BirdWatch Ireland is Ireland’s leading voice on marine conservation. We advocate for the sustainable management of our seas. We are actively working to end overfishing, and to promote marine protected areas and sustainable marine spatial planning.
Speaking out for the marine environment
Marine Advocacy & Policy
As an island nation Ireland is home to a rich diversity of coastal and marine habitats which support internationally important populations of marine species. Our rugged and diverse coastline is some 7,500km long. When our vast marine waters are taken into account Ireland is one of the largest EU states. Our naturally biodiverse marine environment supplied by deep water and surface currents, supports high levels of primary productivity, the building blocks of the marine food web upon which fish, seabirds and many other marine organisms depend.
These productive waters support giants like Blue Whale and Basking Sharks as well as hundreds of thousands of seabirds including globally important numbers of breeding Manx Shearwater and European Storm-petrel. Some seabirds such as Northern Gannet, Northern Fulmar and Black-legged Kittiwake form spectacular breeding colonies in summer, forming ‘high rise’ settlements as on Little Skellig (Co. Kerry). Arctic Terns choose to come to our waters to breed and feed in often very localised areas, travelling massive distances across the globe as part of their annual breeding and foraging cycle.
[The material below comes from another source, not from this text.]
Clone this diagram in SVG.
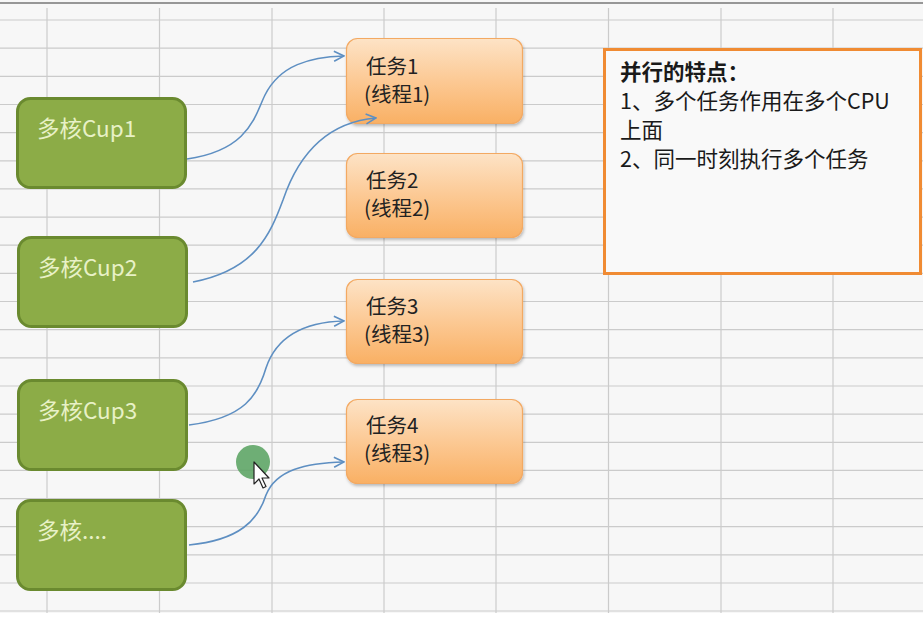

As an island nation, we have only recently come to realise the potential value of our ocean resources. Improved technology and market pressures such as the demand for seafood and exploration of energy sources offshore have also produced new and additional ambitions for our seas with social, economic as well as ecological implications. We believe Ireland can be a world leader in marine conservation and the sustainable fisheries management.
Life on the Edge
The seas around Ireland’s coast and out beyond the shelf edge are so important for seabirds and their survival. Fisheries management and marine policy must allow marine systems to recover and provide for the multiple needs of fish, fisheries and marine wildlife into the future.